* **GIVEN ENTRIES**
——

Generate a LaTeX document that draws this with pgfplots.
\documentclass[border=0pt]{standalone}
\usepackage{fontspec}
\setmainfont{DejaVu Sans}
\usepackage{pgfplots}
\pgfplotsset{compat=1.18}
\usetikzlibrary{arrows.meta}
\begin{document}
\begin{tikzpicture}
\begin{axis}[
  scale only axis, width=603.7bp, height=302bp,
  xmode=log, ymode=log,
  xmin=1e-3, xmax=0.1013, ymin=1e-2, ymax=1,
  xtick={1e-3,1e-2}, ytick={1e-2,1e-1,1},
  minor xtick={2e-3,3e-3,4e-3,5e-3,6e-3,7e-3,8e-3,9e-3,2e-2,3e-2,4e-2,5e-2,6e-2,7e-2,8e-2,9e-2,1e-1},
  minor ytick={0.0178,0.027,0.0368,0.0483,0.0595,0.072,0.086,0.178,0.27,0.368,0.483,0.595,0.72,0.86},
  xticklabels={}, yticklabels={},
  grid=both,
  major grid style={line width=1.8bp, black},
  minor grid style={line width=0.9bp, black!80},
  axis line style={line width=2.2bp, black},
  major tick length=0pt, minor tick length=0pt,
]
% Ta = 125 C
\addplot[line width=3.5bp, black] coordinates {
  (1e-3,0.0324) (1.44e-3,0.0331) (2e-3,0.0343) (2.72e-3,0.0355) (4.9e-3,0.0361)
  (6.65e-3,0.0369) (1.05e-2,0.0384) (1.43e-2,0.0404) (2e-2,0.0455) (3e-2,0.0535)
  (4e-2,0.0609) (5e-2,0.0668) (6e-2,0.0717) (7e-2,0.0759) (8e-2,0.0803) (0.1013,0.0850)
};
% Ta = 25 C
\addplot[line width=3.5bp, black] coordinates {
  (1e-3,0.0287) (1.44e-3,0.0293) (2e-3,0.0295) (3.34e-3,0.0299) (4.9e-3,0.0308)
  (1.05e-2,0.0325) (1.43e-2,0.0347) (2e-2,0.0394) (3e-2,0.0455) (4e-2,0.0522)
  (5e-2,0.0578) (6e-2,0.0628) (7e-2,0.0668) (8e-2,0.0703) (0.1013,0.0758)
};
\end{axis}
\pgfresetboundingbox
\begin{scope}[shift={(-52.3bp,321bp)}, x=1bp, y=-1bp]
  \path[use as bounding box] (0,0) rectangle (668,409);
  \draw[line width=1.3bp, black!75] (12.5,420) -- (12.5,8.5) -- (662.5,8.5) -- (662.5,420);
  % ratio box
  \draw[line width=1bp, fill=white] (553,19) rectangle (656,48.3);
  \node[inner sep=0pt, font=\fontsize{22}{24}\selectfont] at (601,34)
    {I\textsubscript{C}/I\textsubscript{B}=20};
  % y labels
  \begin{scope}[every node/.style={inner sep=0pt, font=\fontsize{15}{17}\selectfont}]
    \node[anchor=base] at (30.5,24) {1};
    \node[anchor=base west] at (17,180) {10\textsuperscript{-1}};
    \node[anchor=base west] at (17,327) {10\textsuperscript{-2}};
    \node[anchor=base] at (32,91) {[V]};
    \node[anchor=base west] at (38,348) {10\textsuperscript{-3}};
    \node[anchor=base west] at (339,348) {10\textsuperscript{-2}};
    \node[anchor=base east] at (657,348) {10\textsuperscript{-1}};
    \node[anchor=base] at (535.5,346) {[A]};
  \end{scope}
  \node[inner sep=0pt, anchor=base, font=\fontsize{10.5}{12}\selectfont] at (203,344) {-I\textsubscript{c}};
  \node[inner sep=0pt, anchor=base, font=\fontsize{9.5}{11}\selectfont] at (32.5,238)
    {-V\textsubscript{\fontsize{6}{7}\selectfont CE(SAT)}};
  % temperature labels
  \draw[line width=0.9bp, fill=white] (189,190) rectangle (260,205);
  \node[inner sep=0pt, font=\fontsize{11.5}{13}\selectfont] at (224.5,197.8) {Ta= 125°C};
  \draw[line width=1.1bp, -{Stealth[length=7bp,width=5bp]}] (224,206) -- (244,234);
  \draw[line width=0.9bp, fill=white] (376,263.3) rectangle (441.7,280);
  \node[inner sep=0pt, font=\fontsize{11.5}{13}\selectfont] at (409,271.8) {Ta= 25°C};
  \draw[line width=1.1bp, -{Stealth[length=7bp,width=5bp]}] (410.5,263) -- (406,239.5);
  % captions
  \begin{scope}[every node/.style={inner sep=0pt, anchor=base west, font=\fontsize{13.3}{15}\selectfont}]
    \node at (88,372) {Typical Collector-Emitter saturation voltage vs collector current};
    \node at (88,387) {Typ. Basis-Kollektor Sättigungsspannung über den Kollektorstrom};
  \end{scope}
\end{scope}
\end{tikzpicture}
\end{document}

——

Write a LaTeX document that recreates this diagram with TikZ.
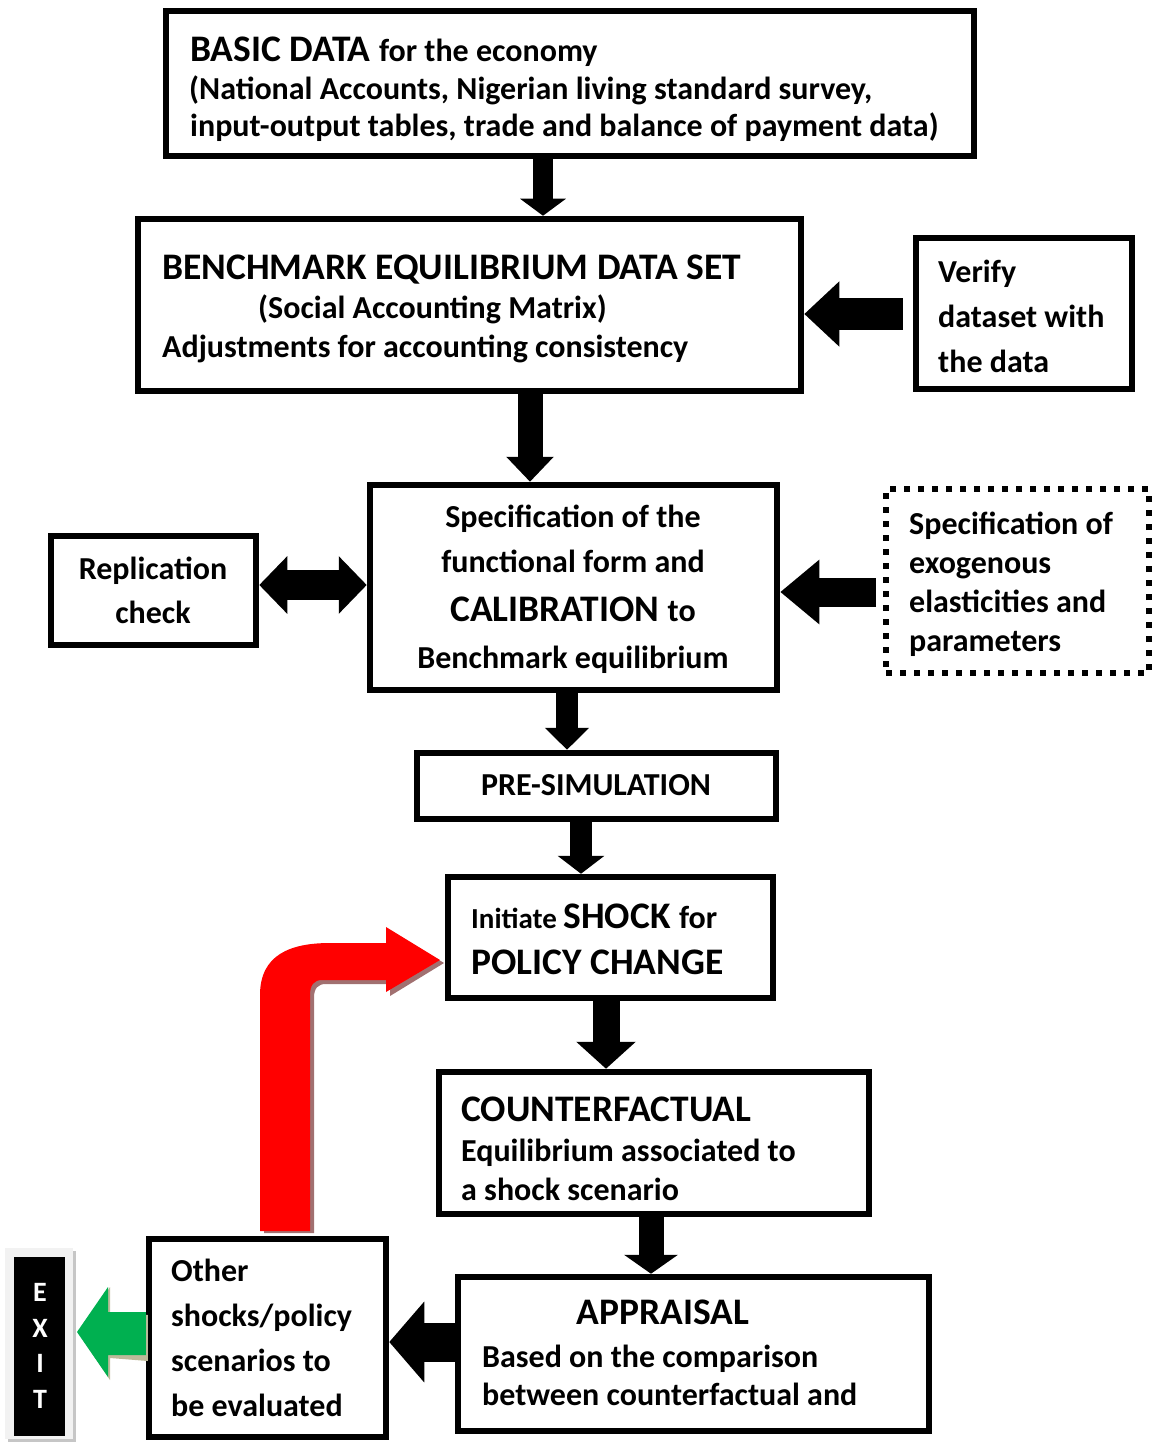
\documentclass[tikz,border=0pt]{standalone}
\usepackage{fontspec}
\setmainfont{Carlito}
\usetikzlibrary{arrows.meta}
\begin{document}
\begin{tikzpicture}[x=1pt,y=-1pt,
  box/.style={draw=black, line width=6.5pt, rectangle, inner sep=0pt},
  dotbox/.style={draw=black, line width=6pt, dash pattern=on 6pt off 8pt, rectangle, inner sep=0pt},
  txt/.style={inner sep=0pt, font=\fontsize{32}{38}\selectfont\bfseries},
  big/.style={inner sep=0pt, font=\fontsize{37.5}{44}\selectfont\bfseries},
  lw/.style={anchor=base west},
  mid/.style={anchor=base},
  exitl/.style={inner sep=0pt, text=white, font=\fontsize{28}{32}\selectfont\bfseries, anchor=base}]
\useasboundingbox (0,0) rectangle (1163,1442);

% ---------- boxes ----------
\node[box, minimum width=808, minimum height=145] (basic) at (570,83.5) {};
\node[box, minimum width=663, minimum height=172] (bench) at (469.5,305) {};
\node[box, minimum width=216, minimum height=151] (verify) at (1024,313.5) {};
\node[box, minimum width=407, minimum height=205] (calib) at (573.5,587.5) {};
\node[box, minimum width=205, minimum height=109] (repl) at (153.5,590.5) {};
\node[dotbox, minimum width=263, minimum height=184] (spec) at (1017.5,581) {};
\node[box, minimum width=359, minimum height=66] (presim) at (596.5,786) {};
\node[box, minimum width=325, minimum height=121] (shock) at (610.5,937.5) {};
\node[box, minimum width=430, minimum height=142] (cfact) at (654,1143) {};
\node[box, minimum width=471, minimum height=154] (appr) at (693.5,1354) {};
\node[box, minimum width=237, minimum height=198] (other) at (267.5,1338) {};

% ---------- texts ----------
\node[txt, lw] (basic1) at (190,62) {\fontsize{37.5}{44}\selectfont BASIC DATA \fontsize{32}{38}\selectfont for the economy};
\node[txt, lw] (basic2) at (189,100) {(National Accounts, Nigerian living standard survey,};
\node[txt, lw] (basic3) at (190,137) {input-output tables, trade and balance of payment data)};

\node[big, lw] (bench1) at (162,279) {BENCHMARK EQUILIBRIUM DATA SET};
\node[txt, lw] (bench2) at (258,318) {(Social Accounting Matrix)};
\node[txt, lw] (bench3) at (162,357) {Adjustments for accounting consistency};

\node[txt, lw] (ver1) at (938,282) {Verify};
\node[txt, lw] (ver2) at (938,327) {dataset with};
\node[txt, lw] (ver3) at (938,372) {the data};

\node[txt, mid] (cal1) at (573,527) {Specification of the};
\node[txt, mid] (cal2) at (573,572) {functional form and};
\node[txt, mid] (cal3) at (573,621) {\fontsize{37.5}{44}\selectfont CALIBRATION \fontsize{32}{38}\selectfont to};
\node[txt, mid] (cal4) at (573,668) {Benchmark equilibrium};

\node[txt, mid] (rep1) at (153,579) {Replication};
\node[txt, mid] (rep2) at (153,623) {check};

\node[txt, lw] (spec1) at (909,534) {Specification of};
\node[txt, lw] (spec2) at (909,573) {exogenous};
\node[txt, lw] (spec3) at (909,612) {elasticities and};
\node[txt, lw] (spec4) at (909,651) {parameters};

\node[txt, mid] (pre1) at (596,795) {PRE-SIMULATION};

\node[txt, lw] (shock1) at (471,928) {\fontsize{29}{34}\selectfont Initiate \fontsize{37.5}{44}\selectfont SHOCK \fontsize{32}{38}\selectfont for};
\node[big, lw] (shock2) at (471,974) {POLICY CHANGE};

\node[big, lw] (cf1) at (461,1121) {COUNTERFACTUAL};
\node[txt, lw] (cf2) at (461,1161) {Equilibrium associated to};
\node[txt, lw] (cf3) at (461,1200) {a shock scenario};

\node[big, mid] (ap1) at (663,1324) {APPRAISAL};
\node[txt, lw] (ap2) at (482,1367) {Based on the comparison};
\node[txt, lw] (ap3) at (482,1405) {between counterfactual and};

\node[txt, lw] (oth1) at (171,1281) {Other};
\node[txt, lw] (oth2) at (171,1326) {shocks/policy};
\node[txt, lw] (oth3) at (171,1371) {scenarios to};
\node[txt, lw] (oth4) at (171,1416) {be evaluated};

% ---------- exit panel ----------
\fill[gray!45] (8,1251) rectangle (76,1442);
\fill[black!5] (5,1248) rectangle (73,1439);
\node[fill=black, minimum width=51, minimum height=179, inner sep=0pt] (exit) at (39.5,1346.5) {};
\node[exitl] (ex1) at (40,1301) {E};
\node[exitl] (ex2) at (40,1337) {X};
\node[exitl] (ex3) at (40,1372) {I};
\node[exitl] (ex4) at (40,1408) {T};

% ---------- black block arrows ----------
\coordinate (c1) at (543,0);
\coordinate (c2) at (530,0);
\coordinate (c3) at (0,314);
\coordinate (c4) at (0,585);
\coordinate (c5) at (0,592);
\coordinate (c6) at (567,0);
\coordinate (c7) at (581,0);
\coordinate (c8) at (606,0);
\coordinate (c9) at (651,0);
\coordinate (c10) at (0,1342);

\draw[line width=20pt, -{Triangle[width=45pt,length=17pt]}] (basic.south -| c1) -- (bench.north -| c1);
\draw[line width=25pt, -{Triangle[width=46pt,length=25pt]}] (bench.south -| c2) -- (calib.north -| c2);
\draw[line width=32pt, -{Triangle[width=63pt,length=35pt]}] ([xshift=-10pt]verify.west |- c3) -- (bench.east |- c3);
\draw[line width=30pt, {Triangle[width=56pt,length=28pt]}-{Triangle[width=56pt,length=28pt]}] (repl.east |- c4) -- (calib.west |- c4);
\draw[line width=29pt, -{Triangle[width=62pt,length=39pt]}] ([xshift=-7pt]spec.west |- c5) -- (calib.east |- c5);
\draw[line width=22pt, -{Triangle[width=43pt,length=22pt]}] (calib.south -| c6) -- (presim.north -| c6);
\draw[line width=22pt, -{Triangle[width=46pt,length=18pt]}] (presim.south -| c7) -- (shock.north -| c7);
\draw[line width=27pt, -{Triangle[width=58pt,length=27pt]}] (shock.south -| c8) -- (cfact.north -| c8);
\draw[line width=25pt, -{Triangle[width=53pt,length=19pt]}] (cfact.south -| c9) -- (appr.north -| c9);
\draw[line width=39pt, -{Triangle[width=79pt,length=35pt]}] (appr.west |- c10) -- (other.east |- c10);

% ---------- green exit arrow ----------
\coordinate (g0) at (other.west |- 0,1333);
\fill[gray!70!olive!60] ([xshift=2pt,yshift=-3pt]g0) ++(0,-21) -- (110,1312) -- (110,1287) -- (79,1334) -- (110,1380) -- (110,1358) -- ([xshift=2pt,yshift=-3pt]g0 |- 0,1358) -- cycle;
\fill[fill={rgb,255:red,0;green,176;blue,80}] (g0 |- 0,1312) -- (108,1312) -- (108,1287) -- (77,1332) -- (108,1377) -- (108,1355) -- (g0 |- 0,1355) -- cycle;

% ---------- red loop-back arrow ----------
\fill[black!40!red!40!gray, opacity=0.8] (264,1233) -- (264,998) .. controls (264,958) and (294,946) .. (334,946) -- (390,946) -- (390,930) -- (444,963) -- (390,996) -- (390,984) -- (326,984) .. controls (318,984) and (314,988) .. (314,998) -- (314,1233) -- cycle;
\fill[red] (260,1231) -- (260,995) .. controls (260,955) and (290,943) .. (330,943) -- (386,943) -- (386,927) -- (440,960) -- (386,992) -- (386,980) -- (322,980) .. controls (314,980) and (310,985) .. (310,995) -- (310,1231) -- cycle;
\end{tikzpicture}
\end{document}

——

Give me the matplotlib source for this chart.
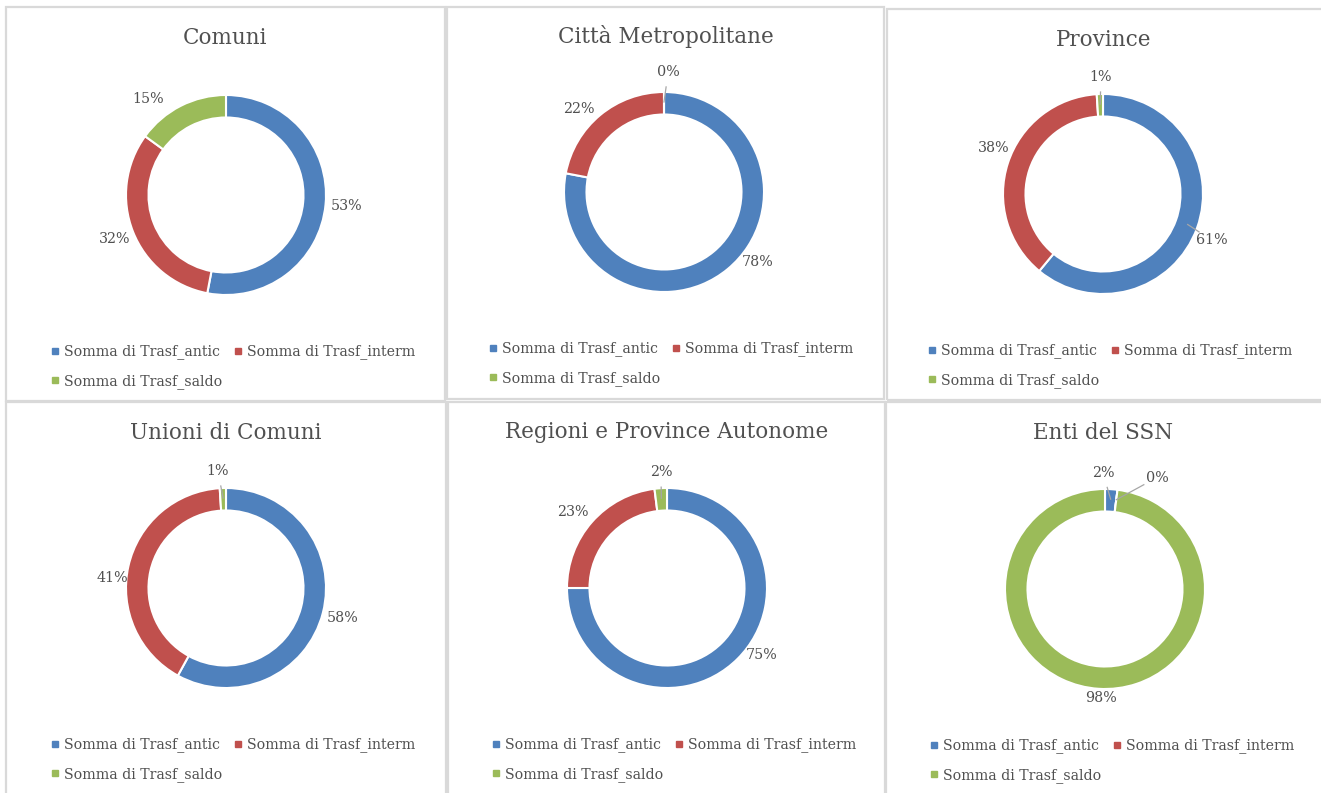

——

Copy every line from the records above that contains the word "with".

Generate a LaTeX document that draws this with pgfplots.
Write a LaTeX document that recreates this diagram with TikZ.
\node[txt, lw] (ver2) at (938,327) {dataset with};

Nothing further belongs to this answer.